Physical
Contact: Hugging Your Kids for Their Health
Children
need to be touched and hugged on a more regular basis. They need at least five
or six hugs a day for survival, really! If you want your kids to thrive, make
sure that they get hugged a lot.
We
may prepare food for our children, drive them around, take them to the movies,
buy them toys and treats, but nothing registers as deeply as a simple squeeze,
cuddle, or pat on the back. There is no greater reassurance of their lovability
and worth than to be affectionately touched and held. By giving our kids appropriate
physical contact, we send them into the world with renewed inner strength to cope
with the multitude of challenges they'll daily face.
Interestingly
enough , many parents rely more than they are aware on words to convey their love
and affection to their children.

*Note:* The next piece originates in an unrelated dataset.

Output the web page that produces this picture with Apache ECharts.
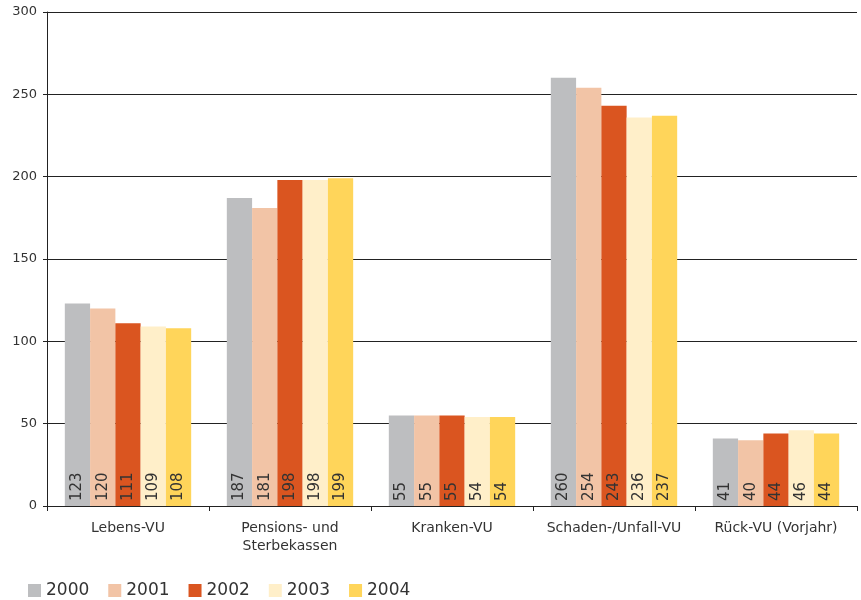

In research done by the University of Pittsburgh
in which they observed families on the beaches of Greece, the Soviet Union, and
the United States, pyschologists noticed that when it came to punishing or retrieving
children, the amount of touch was very similar. But when it came to soothing,
holding, and play, American children received significantly less contact than
those of other cultures.
We
need to combine both verbal and nonverbal messages in communicating our good feelings
and love for our children. Holding your son's hand, gently stroking your daughter's
face, hugging, and kissing often speak louder than our words. Incidentally you
can amplify the benefit of touching by telling your children how much you appreciate
the physical affection you share together.
Some
of the best loving touching falls under the heading of tenderness. We are tender
toward our animals, our gardens, our cars, and our jewelry, yet we're often so
hard on ourselves and our children.
Tenderness
doesn't take any extra time and can be easily given while other activities are
going on. As you walk through your house, you can gently pat your child on the
back as you pass by. It takes no extra time to gently stroke your child's face
as you are scrambling to get off to work in the morning.
As
you place your children's breakfast in front of them, you can press your hand
on theirs at the same time or touch them on the back of the neck while they are
sitting at the table. What this conveys is, "I'm glad you're here."
There
are numerous ways to show how much we mean to one another. We have a marvelous
opportunity literally at our fingertips to promote a sense of emotional security
in our children. These small gestures we make carry significant meaning.
Research
shows that girl infants less than a year old receive five times as much physical
affection as do boy babies. Boys need to be held, cuddled, hugged, and kissed
every bit as much as girls do, especially as young children.
Moreover,
although early childhood may be the most crucial period for affection, both boys
and girls never outgrow the need for physical contact.